Deligny lo tenía claro: tratar por todos los medios de entender la forma alternativa que había desarrollado el pequeño de relacionarse con aquella Naturaleza que para el mundo civilizado ya tenía un mucho de “hostil”. Truffaut, menos imaginativo, centró la película en los esfuerzos de aprendizaje, en el modo de hacerle partícipe… de aquello que no tenía ninguna necesidad de comprender. Todo ello quedaría ilustrado en su réplica filmada a El pequeño salvaje: Le Moindre Geste, estrenada en el festival de Cannes el mismo año, pero filmada a salto de mata entre 1962 y 1965. Sin guion, sin medios, eternamente pendiente de montaje y seleccionada para la Semana de la Crítica gracias al concurso de un tal Chris Marker.

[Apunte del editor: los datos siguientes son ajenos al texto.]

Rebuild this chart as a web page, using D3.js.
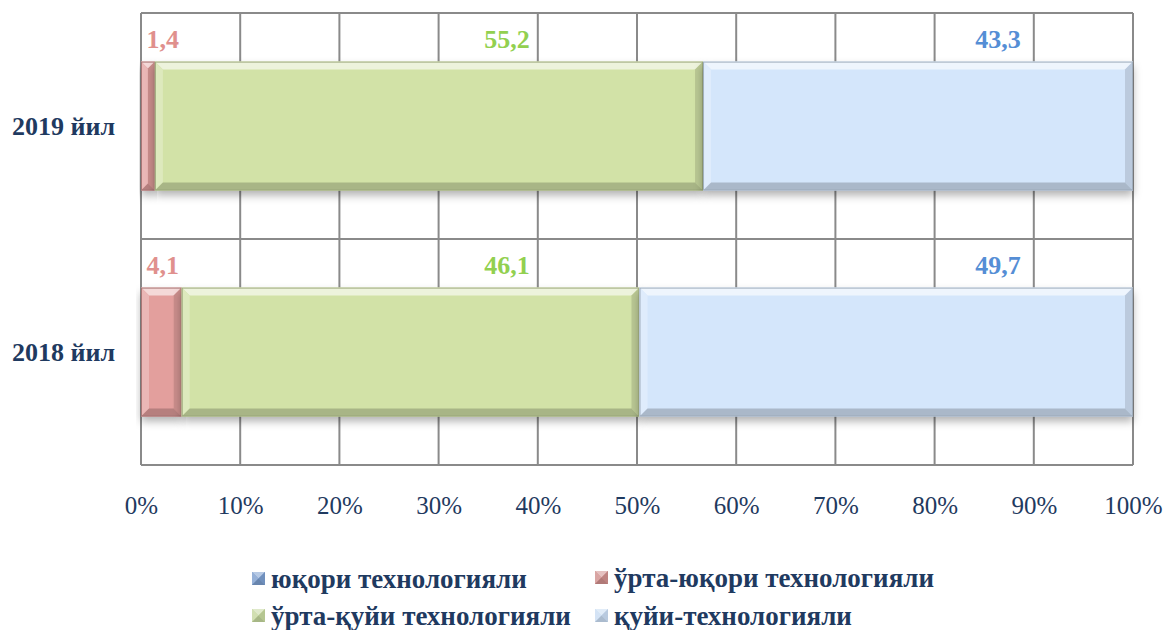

Olvidada la terapia cognitiva y los tics de la psiquiatría clásica, convertido el antaño “paciente” en verdadero demiurgo, en cicerone por un constructo mental pendiente de exploración. Deligny es mucho más que un buenista revenido, que un abnegado demoledor de perniciosas inercias estatales. Delincuentes psicóticos, desahuciados del sistema educativo… allí donde el Estado veía un callejón sin salida, Deligny -comunista cristiano sin ni siquiera él saberlo- erigió un protocolo alternativo basado en la infinita capacidad para maravillarse del propio enseñante.

Se pasó toda su vida “tejiendo redes” (las iniciativas de los nadies, de los anónimos frente a la inoperante burocracia) y murió allí donde trabajó, en aquella ciudad de los muchachos a las afueras de Monoblet. Dejó un montón de textos traducidos a nuestro idioma -o incluso al inglés- con cuenta gotas. La mayoría de ellos escritos a la manera de los antiguos monjes eremitas: en silencio, aislado de todos para tratar de entender así el aislamiento de algunos.